Modified Cholesky Riemann Manifold Hamiltonian Monte Carlo: Exploiting Sparsity for Fast Sampling of High-dimensional Targets

TL;DR

This paper introduces a modified Cholesky Riemann manifold Hamiltonian Monte Carlo method that leverages sparsity and log-concavity to enable efficient, high-dimensional sampling in complex Bayesian models.

Contribution

It proposes a novel symmetric positive definite scaling matrix for RMHMC derived from a modified Cholesky factorization, exploiting Hessian sparsity and log-concavity for faster sampling.

Findings

Efficient sampling of high-dimensional targets achieved.

Outperforms existing methods on challenging targets.

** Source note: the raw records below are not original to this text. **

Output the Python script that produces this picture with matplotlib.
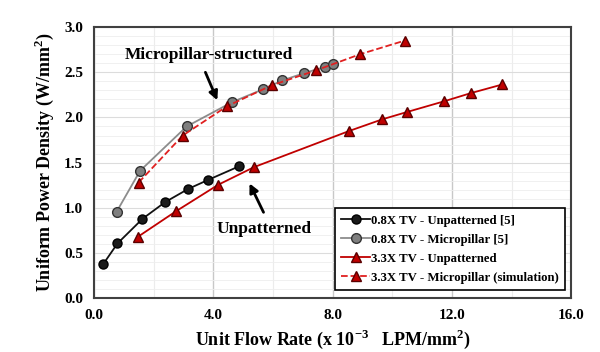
import numpy as np
import matplotlib.pyplot as plt
from matplotlib.ticker import MultipleLocator, FormatStrFormatter

plt.rcParams['font.family'] = ['Liberation Serif', 'DejaVu Serif']
plt.rcParams['font.weight'] = 'bold'
plt.rcParams['mathtext.fontset'] = 'custom'
plt.rcParams['mathtext.rm'] = 'Liberation Serif:bold'
plt.rcParams['mathtext.bf'] = 'Liberation Serif:bold'

# 0.8X TV - unpatterned [5]
unp08_x = [0.31, 0.78, 1.62, 2.38, 3.16, 3.83, 4.85]
unp08_y = [0.38, 0.605, 0.878, 1.063, 1.21, 1.31, 1.458]

# 0.8X TV - micropillar [5]
mp08_x = [0.75, 1.54, 3.10, 4.63, 5.65, 6.31, 7.04, 7.74, 8.01]
mp08_y = [0.955, 1.41, 1.90, 2.17, 2.31, 2.41, 2.49, 2.56, 2.59]

# 3.3X TV - unpatterned
unp33_x = [1.47, 2.75, 4.16, 5.36, 8.55, 9.67, 10.49, 11.75, 12.64, 13.69]
unp33_y = [0.68, 0.963, 1.255, 1.45, 1.85, 1.98, 2.06, 2.18, 2.27, 2.365]

# 3.3X TV - micropillar (simulation)
mp33_x = [1.49, 2.97, 4.46, 5.95, 7.43, 8.92, 10.41]
mp33_y = [1.28, 1.80, 2.125, 2.355, 2.52, 2.70, 2.85]

red = '#c00000'
red_edge = '#5a0000'

fig = plt.figure(figsize=(6.0, 3.52), dpi=100)
ax = fig.add_axes([0.157, 0.153, 0.795, 0.77])

ax.plot(unp08_x, unp08_y, '-o', color='#111111', lw=1.3, ms=6.5,
        mfc='#1a1a1a', mec='#000000', label='0.8X TV - Unpatterned [5]', zorder=3)
ax.plot(mp08_x, mp08_y, '-o', color='#8c8c8c', lw=1.3, ms=7,
        mfc='#7f7f7f', mec='#333333', label='0.8X TV - Micropillar [5]', zorder=3)
ax.plot(unp33_x, unp33_y, '-^', color=red, lw=1.3, ms=7,
        mfc=red, mec=red_edge, label='3.3X TV - Unpatterned', zorder=4)
ax.plot(mp33_x, mp33_y, '--^', color='#e02020', lw=1.3, ms=7,
        mfc=red, mec=red_edge, label='3.3X TV - Micropillar (simulation)', zorder=4)

ax.set_xlim(0, 16)
ax.set_ylim(0, 3.0)
ax.xaxis.set_major_locator(MultipleLocator(4))
ax.xaxis.set_minor_locator(MultipleLocator(2))
ax.yaxis.set_major_locator(MultipleLocator(0.5))
ax.yaxis.set_minor_locator(MultipleLocator(0.1))
ax.xaxis.set_major_formatter(FormatStrFormatter('%.1f'))
ax.yaxis.set_major_formatter(FormatStrFormatter('%.1f'))
ax.grid(which='major', axis='x', color='#c8c8c8', lw=1.0)
ax.grid(which='minor', axis='x', color='#ececec', lw=0.8)
ax.grid(which='major', axis='y', color='#dcdcdc', lw=0.8)
ax.grid(which='minor', axis='y', color='#eeeeee', lw=0.6)
ax.set_axisbelow(True)
ax.tick_params(which='both', length=0, labelsize=11, pad=8)
for lab in ax.get_xticklabels() + ax.get_yticklabels():
    lab.set_fontweight('bold')
for s in ax.spines.values():
    s.set_color('#404040')
    s.set_linewidth(1.5)

ax.set_xlabel(r'Unit Flow Rate (x 10$^{-3}$   LPM/mm$^{2}$)', fontsize=13,
              fontweight='bold', labelpad=4)
ax.set_ylabel(r'Uniform Power Density (W/mm$^{2}$)', fontsize=13,
              fontweight='bold', labelpad=6)

arrow = dict(arrowstyle='-|>', color='black', lw=2, mutation_scale=13,
             shrinkA=0, shrinkB=0)
ax.annotate('', xy=(4.13, 2.19), xytext=(3.73, 2.50), arrowprops=arrow)
ax.text(3.85, 2.69, 'Micropillar-structured', fontsize=12.5, fontweight='bold',
        ha='center', va='center')
ax.annotate('', xy=(5.21, 1.27), xytext=(5.68, 0.95), arrowprops=arrow)
ax.text(5.7, 0.76, 'Unpatterned', fontsize=12.5, fontweight='bold',
        ha='center', va='center')

leg = ax.legend(loc='lower right', bbox_to_anchor=(0.987, 0.03), borderaxespad=0,
                frameon=True, fancybox=False, handlelength=2.2,
                handletextpad=0.1, borderpad=0.5, labelspacing=0.55,
                prop={'family': 'Liberation Serif', 'weight': 'bold', 'size': 9.2})
leg.get_frame().set_edgecolor('black')
leg.get_frame().set_linewidth(1.2)
leg.get_frame().set_alpha(1)

fig.savefig('out.png', dpi=100)
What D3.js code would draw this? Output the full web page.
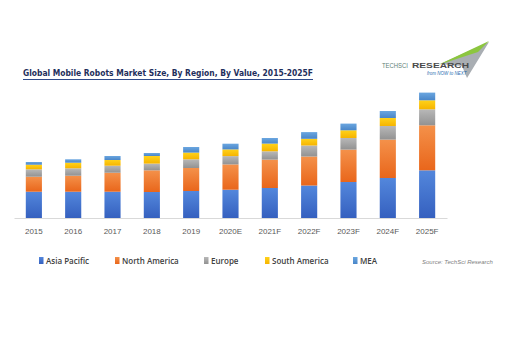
<!DOCTYPE html>
<html>
<head>
<meta charset="utf-8">
<script src="https://cdn.jsdelivr.net/npm/d3@7"></script>
<style>
  html, body { margin: 0; padding: 0; background: #fff; }
  svg { display: block; }
</style>
</head>
<body>
<svg id="chart" width="512" height="337"></svg>
<script>
'use strict';

//  --------------------------------  DATA  --------------------------------  //

const years = ['2015', '2016', '2017', '2018', '2019', '2020E', '2021F', '2022F', '2023F', '2024F', '2025F'];
const regions = ['Asia Pacific', 'North America', 'Europe', 'South America', 'MEA'];
const asiaPacific = [26.3, 26.3, 26.3, 26, 27, 28.3, 30, 32.5, 36, 40, 47.7];
const northAmerica = [15, 16, 19, 21.7, 23, 25.3, 28.4, 29, 32.4, 38.4, 45];
const europe = [7.4, 7.4, 7, 6.7, 8.7, 8.3, 8.3, 11, 11.6, 13.6, 16];
const southAmerica = [4.6, 5.6, 5.7, 7.6, 6.7, 6.7, 7.7, 6.7, 7.7, 8, 9];
const mea = [2.7, 3.4, 4, 3, 5.6, 5.7, 5.6, 6.7, 6.7, 7, 7.7];

// top / bottom stops of each segment gradient
const colors = {
  'Asia Pacific': ['#5387dc', '#3560bf'],
  'North America': ['#f4914a', '#e9661b'],
  'Europe': ['#b8b8b8', '#929292'],
  'South America': ['#ffd21a', '#f6b400'],
  'MEA': ['#6aa6e0', '#4a86c8']
};

class RegionChart {
  constructor() {
    this._svg = d3.select('#chart');
    this._x = {};
    this._y = {};

    this._init();
    this._drawHeader();
    this._drawBars();
    this._drawAxis();
    this._drawLegend();
  }

  _init() {
    const table = years.map((year, i) => ({
      year: year,
      'Asia Pacific': asiaPacific[i],
      'North America': northAmerica[i],
      'Europe': europe[i],
      'South America': southAmerica[i],
      'MEA': mea[i]
    }));
    this._series = d3.stack().keys(regions)(table);

    this._x = d3.scaleBand().domain(years).range([14, 447]).paddingInner(0.59).paddingOuter(0.3);
    this._y = d3.scaleLinear().domain([0, 130]).range([218, 88]);

    const defs = this._svg.append('defs');
    regions.forEach((key, i) => {
      const grad = defs.append('linearGradient')
        .attr('id', `grad-${i}`)
        .attr('x1', 0).attr('y1', 0).attr('x2', 0).attr('y2', 1);
      grad.append('stop').attr('offset', '0%').attr('stop-color', colors[key][0]);
      grad.append('stop').attr('offset', '100%').attr('stop-color', colors[key][1]);
    });
  }

  _drawHeader() {
    const svg = this._svg;

    svg.append('text')
      .attr('x', 23)
      .attr('y', 75.5)
      .attr('font-family', 'DejaVu Sans')
      .attr('font-weight', 'bold')
      .attr('font-size', 9.5)
      .attr('fill', '#1f2f5c')
      .attr('textLength', 290)
      .attr('lengthAdjust', 'spacingAndGlyphs')
      .text('Global Mobile Robots Market Size, By Region, By Value, 2015-2025F');

    svg.append('line')
      .attr('x1', 23).attr('x2', 313)
      .attr('y1', 79.5).attr('y2', 79.5)
      .attr('stroke', '#2f4a8a')
      .attr('stroke-width', 1);

    // TechSci logo, simple swoosh + wordmark
    const logo = svg.append('g');
    logo.append('path')
      .attr('d', 'M440,64 L489,42 L467,78 L462,66 Z')
      .attr('fill', '#a9aeb3');
    logo.append('path')
      .attr('d', 'M438,65 L489,41 L478,52 Z')
      .attr('fill', '#8cc63f');
    logo.append('text')
      .attr('x', 382).attr('y', 68)
      .attr('font-family', 'Liberation Sans')
      .attr('font-size', 7)
      .attr('fill', '#5f7f78')
      .attr('textLength', 26)
      .attr('lengthAdjust', 'spacingAndGlyphs')
      .text('TECHSCI');
    logo.append('text')
      .attr('x', 412).attr('y', 68)
      .attr('font-family', 'Liberation Sans')
      .attr('font-weight', 'bold')
      .attr('font-size', 7)
      .attr('fill', '#4a4a4a')
      .attr('textLength', 57)
      .attr('lengthAdjust', 'spacingAndGlyphs')
      .text('RESEARCH');
    logo.append('text')
      .attr('x', 427).attr('y', 75)
      .attr('font-family', 'Liberation Sans')
      .attr('font-style', 'italic')
      .attr('font-size', 4.5)
      .attr('fill', '#2b6cb0')
      .text('from NOW to NEXT');
  }

  _drawBars() {
    this._svg.append('g')
      .selectAll('g')
      .data(this._series)
      .enter()
      .append('g')
      .attr('fill', (d, i) => `url(#grad-${i})`)
      .selectAll('rect')
      .data(d => d)
      .enter()
      .append('rect')
      .attr('x', d => this._x(d.data.year))
      .attr('width', this._x.bandwidth())
      .attr('y', d => this._y(d[1]))
      .attr('height', d => this._y(d[0]) - this._y(d[1]));
  }

  _drawAxis() {
    const axis = this._svg.append('g')
      .attr('transform', `translate(0,${this._y(0)})`)
      .call(d3.axisBottom(this._x).tickSize(0).tickPadding(10));

    axis.select('.domain').attr('stroke', '#d9d9d9');
    axis.selectAll('text')
      .attr('font-family', 'Liberation Sans')
      .attr('font-size', 8)
      .attr('fill', '#595959');
  }

  _drawLegend() {
    const offsets = [39, 115, 204, 265, 353];
    const legend = this._svg.append('g')
      .selectAll('g')
      .data(regions)
      .enter()
      .append('g')
      .attr('transform', (d, i) => `translate(${offsets[i]},257)`);

    legend.append('rect')
      .attr('width', 4.5)
      .attr('height', 7)
      .attr('fill', (d, i) => `url(#grad-${i})`);

    legend.append('text')
      .attr('x', 7)
      .attr('y', 6.5)
      .attr('font-family', 'Open Sans')
      .attr('font-weight', 600)
      .attr('font-size', 8)
      .attr('fill', '#404040')
      .text(d => d);

    this._svg.append('text')
      .attr('x', 422)
      .attr('y', 264)
      .attr('font-family', 'Liberation Sans')
      .attr('font-style', 'italic')
      .attr('font-size', 6)
      .attr('fill', '#7f7f7f')
      .text('Source: TechSci Research');
  }
}

new RegionChart();
</script>
</body>
</html>
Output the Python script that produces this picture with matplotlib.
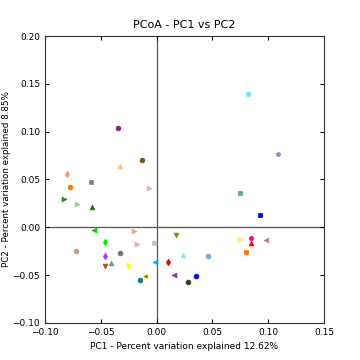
import matplotlib
matplotlib.use('Agg')
import matplotlib.pyplot as plt

# PCoA coordinates per sample
pc1 = [-0.0345, -0.013, -0.033, -0.007, -0.080, -0.078, -0.059, -0.083, -0.071, -0.058,
       0.082, 0.109, 0.075, 0.093, -0.056, -0.020, 0.017, 0.074, 0.085, 0.085,
       0.098, -0.046, -0.018, -0.002, -0.072, -0.033, -0.046, 0.024, 0.046, 0.080,
       -0.046, -0.041, -0.026, -0.001, 0.010, -0.010, -0.015, 0.016, 0.035, 0.028]
pc2 = [0.104, 0.070, 0.064, 0.041, 0.056, 0.042, 0.047, 0.030, 0.024, 0.021,
       0.139, 0.077, 0.036, 0.013, -0.003, -0.004, -0.008, -0.012, -0.011, -0.016,
       -0.013, -0.015, -0.018, -0.016, -0.025, -0.027, -0.030, -0.029, -0.030, -0.026,
       -0.041, -0.037, -0.040, -0.036, -0.036, -0.051, -0.055, -0.050, -0.051, -0.057]
markers = ['o', 'o', '^', '>', 'd', 'o', 's', '>', '>', '^',
           's', 'p', 's', 's', '<', '>', 'v', 'o', 'p', '^',
           '<', 'd', '>', 'o', 'o', 'o', 'd', '^', 'o', 's',
           'v', '^', 'v', '<', 'd', '<', 'o', '<', 'o', 'o']
colors = ['#8b1a8b', '#7a5418', '#ffc07a', '#f5a0c8', '#f4967a', '#ff7400', '#808080', '#1a8c1a', '#8fd18f', '#107a10',
          '#66e8f0', '#9e88c0', '#5f9ea0', '#0000ee', '#00cc00', '#f4a080', '#8b8b00', '#fff07a', '#ee1177', '#ff0000',
          '#c08090', '#00ee00', '#f4a0c0', '#c0c0c0', '#c89e70', '#707070', '#9d40ee', '#7aeaf0', '#7aa8e0', '#ff7000',
          '#a0521a', '#5fa0a0', '#ffff00', '#00a8ff', '#ee0000', '#6b5a00', '#008080', '#9030a0', '#0000ff', '#2f3f10']

fig = plt.figure(figsize=(3.6, 3.6), dpi=100)
ax = fig.add_axes([0.125, 0.103, 0.775, 0.797])

ax.axhline(0, color='#555555', lw=0.9, zorder=0)
ax.axvline(0, color='#555555', lw=0.9, zorder=0)

for i in range(len(pc1)):
    ec = '#ffff00' if i == 35 else colors[i]
    ax.scatter(pc1[i], pc2[i], marker=markers[i], c=colors[i], edgecolors=ec,
               s=12, linewidths=0.5, zorder=3)

ax.set_xlim(-0.10, 0.15)
ax.set_ylim(-0.10, 0.20)
ax.set_xticks([-0.10, -0.05, 0.00, 0.05, 0.10, 0.15])
ax.set_yticks([-0.10, -0.05, 0.00, 0.05, 0.10, 0.15, 0.20])
ax.set_xticklabels(['\u22120.10', '\u22120.05', '0.00', '0.05', '0.10', '0.15'])
ax.set_yticklabels(['\u22120.10', '\u22120.05', '0.00', '0.05', '0.10', '0.15', '0.20'])
ax.tick_params(direction='in', top=True, right=True, labelsize=6.5, length=3, width=0.8)
for sp in ax.spines.values():
    sp.set_color('#333333')
    sp.set_linewidth(0.8)

ax.set_title('PCoA - PC1 vs PC2', fontsize=8)
ax.set_xlabel('PC1 - Percent variation explained 12.62%', fontsize=6.5)
ax.set_ylabel('PC2 - Percent variation explained 8.85%', fontsize=6.3)
ax.yaxis.set_label_coords(-0.122, 0.5)

fig.savefig('out.png', dpi=100)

Successfully applied to real data in a state space model.

Abstract

Riemann manifold Hamiltonian Monte Carlo (RMHMC) has the potential to produce high-quality Markov chain Monte Carlo-output even for very challenging target distributions. To this end, a symmetric positive definite scaling matrix for RMHMC, which derives, via a modified Cholesky factorization, from the potentially indefinite negative Hessian of the target log-density is proposed. The methodology is able to exploit the sparsity of the Hessian, stemming from conditional independence modeling assumptions, and thus admit fast implementation of RMHMC even for high-dimensional target distributions. Moreover, the methodology can exploit log-concave conditional target densities, often encountered in Bayesian hierarchical models, for faster sampling and more straight forward tuning. The proposed methodology is compared to alternatives for some challenging targets, and is illustrated by applying a state space model to real data.